Nations have each developed individual responses to the ongoing COVID-19 pandemic. One common thread running through many of their efforts is the accumulation of national debt to fund relief programs. This comes at a point where the global debt load is already at record highs.
Finance expert Darren Herft shared his views on global debt with us and how countries should address the issue.
Herft studied business and accounting at Griffith University and has developed keen insights into finance through his long and varied business career. Herft has a particular focus on the ways that early-stage investment can propagate. He also believes that innovation could be the solution to the ongoing issue of global debt.

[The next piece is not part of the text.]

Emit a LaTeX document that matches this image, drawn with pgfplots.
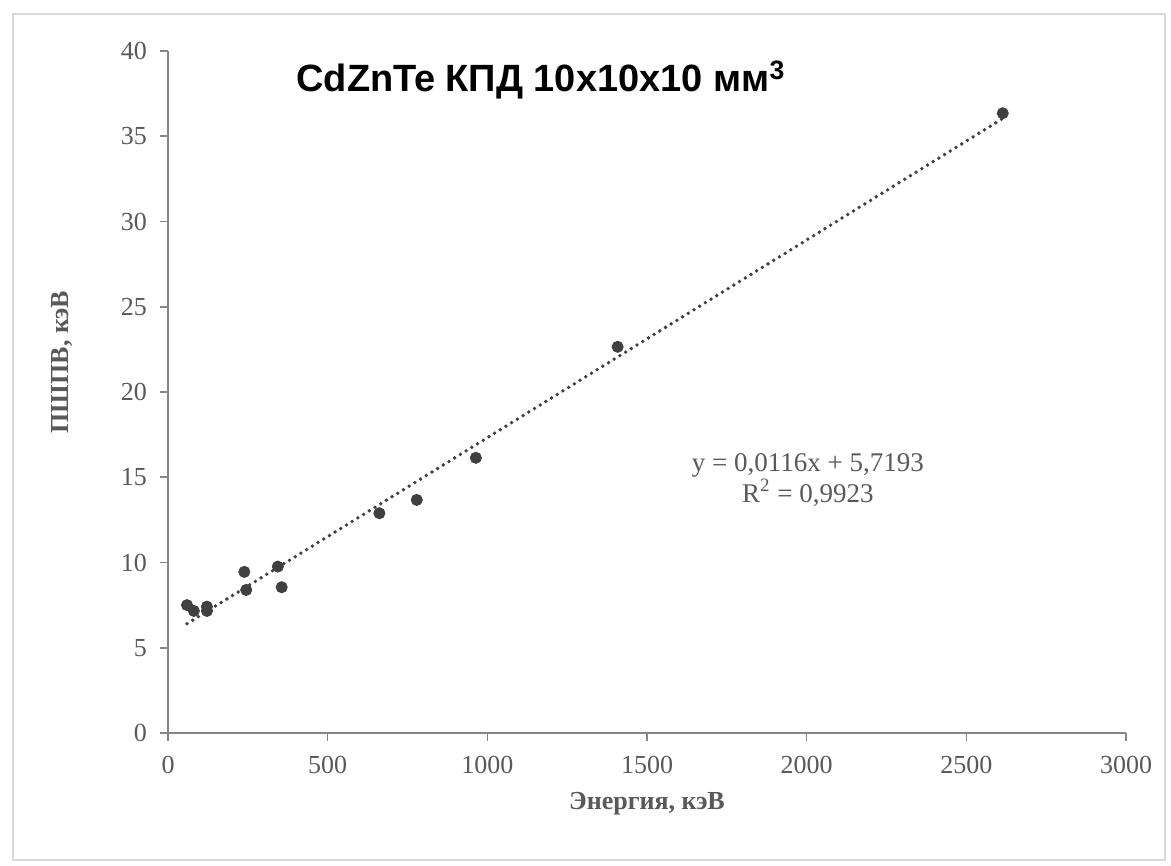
\documentclass[border=0pt]{standalone}
\usepackage{fontspec}
\setmainfont{Liberation Serif}
\newfontfamily\arialfont{Liberation Sans}
\usepackage{pgfplots}
\pgfplotsset{compat=1.18}
\definecolor{mk}{HTML}{404040}
\definecolor{ax}{HTML}{868686}
\definecolor{tl}{HTML}{595959}
\definecolor{fr}{HTML}{D9D9D9}
\begin{document}
\begin{tikzpicture}
\useasboundingbox (0,0) rectangle (585.5pt,433pt);
\fill[white] (0,0) rectangle (585.5pt,433pt);
\draw[fr, line width=1pt] (6.5pt,3pt) rectangle (582.5pt,426pt);
\begin{axis}[
  scale only axis,
  width=479pt, height=341pt,
  at={(84pt,66.5pt)}, anchor=south west,
  xmin=0, xmax=3000, ymin=0, ymax=40,
  xtick={0,500,...,3000}, ytick={0,5,...,40},
  axis x line*=bottom, axis y line*=left,
  axis line style={ax, line width=0.8pt},
  tick style={ax, line width=0.8pt},
  tick align=outside, major tick length=4pt,
  /pgf/number format/assume math mode=true,
  /pgf/number format/1000 sep={},
  tick label style={font=\fontsize{13}{15}\selectfont, text=tl},
  xticklabel style={yshift=-4pt},
  yticklabel style={xshift=-3pt},
  xlabel={\textbf{Энергия, кэВ}},
  ylabel={\textbf{ПШПВ, кэВ}},
  label style={font=\fontsize{13}{15}\selectfont, text=tl},
  xlabel style={at={(axis description cs:0.5,-0.104)}, anchor=center},
  ylabel style={at={(axis description cs:-0.1106,0.544)}, anchor=center},
  clip=false,
]
\addplot[mk, line width=1.9pt, line cap=round, dash pattern=on 0pt off 3.35pt] coordinates {(59.5,6.41) (2614,36.04)};
\addplot[only marks, mark=*, mark size=2.8pt, mark options={fill=mk, draw=mk}] coordinates {
(59.5,7.5) (81,7.16) (121.8,7.41) (122,7.16) (239,9.45) (245,8.39)
(344,9.76) (356,8.55) (662,12.89) (779,13.67) (964,16.14) (1408,22.65) (2614,36.35)};
\node[font=\arialfont\bfseries\fontsize{19}{21}\selectfont, text=black] at (axis cs:1168,38.3) {CdZnTe КПД 10x10x10 мм\textsuperscript{3}};
\node[font=\fontsize{13.5}{15.5}\selectfont, text=tl, align=center] at (axis cs:2004,14.85) {y = 0,0116x + 5,7193\\R\textsuperscript{2} = 0,9923};
\end{axis}
\end{tikzpicture}
\end{document}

The current strategy of continually increasing the debt load is working, for now, due to historically low interest rates.
Herft says that, “We’re living in a world of very low interest rates, but that if rates were to rise again, the cost of servicing debt will increase.”
“This puts a lot of pressure on people individually, but also puts pressure on property markets and share markets.”
Carrying a substantial debt as a nation, business, or individual, is only viable with our current low interest rates. A sharp rise in interest rates could quickly lead to unmanageable payments. Herft says that, instead of incurring continual deficits, countries should encourage the innovation that drives businesses forward. Innovation can produce the increased revenue that countries need, without the risks inherent to large debt loads.
Herft also told us that, “Innovation provides one major solution for countries around the world on how they can reduce their debt.”
Any bold new startup venture founded today starts out with a value of precisely zero. As the company develops, they build up real value that they bring into the economy. These companies create new jobs and generate taxable revenue. This, in turn, leads to increased payroll and corporate taxes for the government. It’s essential to see the effect of increased innovation at the national level.
Of course, not every new venture will succeed. Still, those that do will be continually adding value, creating new technologies and innovations that will have long standing effects on the economy.
One real-life example of how government support for innovation can drive economic success is Canada’s Industrial and Technological Benefits Policy. The program was launched in 2014, with the goal of creating new jobs, driving innovation, and fostering economic growth. The policy includes investments in small and medium-sized enterprises and supporting research and development at Canadian post-secondary and research institutions.
As of 2020, the ITB Policy contributes an estimated 46,000 total jobs to the Canadian economy, making up 5 billion dollars of their annual GDP. The projects supported by this policy cover a wide variety of industries, including aerospace, information technology, and marine technology. The project currently supports over 400 small and medium-sized businesses.
The success of this program demonstrates very clearly Herft’s assertion that supporting innovation can provide opportunities for new businesses to expand and succeed, creating more jobs and more revenue. New technologies continue to open up new avenues to success for businesses.
Herft says that innovation is adding new sources of value revenue profitability. The single most remarkable example of this today is the information technology sector. This industry did not exist at all mere decades ago, and today accounts for six percent of the United States’ GDP. It’s also the fastest growing industry, increasing over eight percent between 2018 and 2019.
If something as game-changing as the internet can arise and dominate the landscape so quickly, who knows what else innovative ventures could bring us? Herft believes that stimulating this kind of innovation, both in creating new industries and improving the old, can leave countries better situated to handle the unknown future.
The low interest rates that have enabled countries to stockpile debt could also be part of the solution. Low interest rates favor aggressive borrowing. This might not be an attractive long-term solution for nations to fund their programs, but it is an excellent way for startup ventures to fund their endeavors.
New businesses can take out substantial loans with very low servicing costs at current interest levels. When these companies succeed, they produce increased revenues and create new jobs, driving the economy, and paying taxes. There is a net gain for all parties involved, with the businesses creating real value. Herft says that the opposing strategy of countries borrowing to fund personal subsidies instead simply increases the overall debt load.
The innovation that drives industry does more than just increase government revenues and GDP. Exciting new ventures and research improve the quality of life across every domain. Innovations in medicine have increased life expectancy drastically. Innovations in technology have reduced the price of electronics to the point that a private citizen can own a computer, an unthinkable feat 50 years ago. These benefits were achieved by the constant drive of innovation.
It’s important to remember that current global debt levels could quickly escalate into a crisis. Herft explains that any increase in interest rates “puts enormous pressure on countries with their net debt.” The time to encourage innovation is now, as the low interest rates favor innovation as well. Once interest rates start to climb, and the crisis becomes apparent, investing in innovation will only become more difficult.
Herft’s message on innovation isn’t a dire warning but rather a hope that countries could one day soon adopt more responsible economic policies. He is focused on exploring solutions through innovation and reducing national debt through innovative industries. A commitment to driving innovation could be the key to building a better world during our present opportunity.
With countries around the globe reevaluating their economic outlooks during the pandemic, hopefully, some will arrive at the same conclusion that Darren Herft has.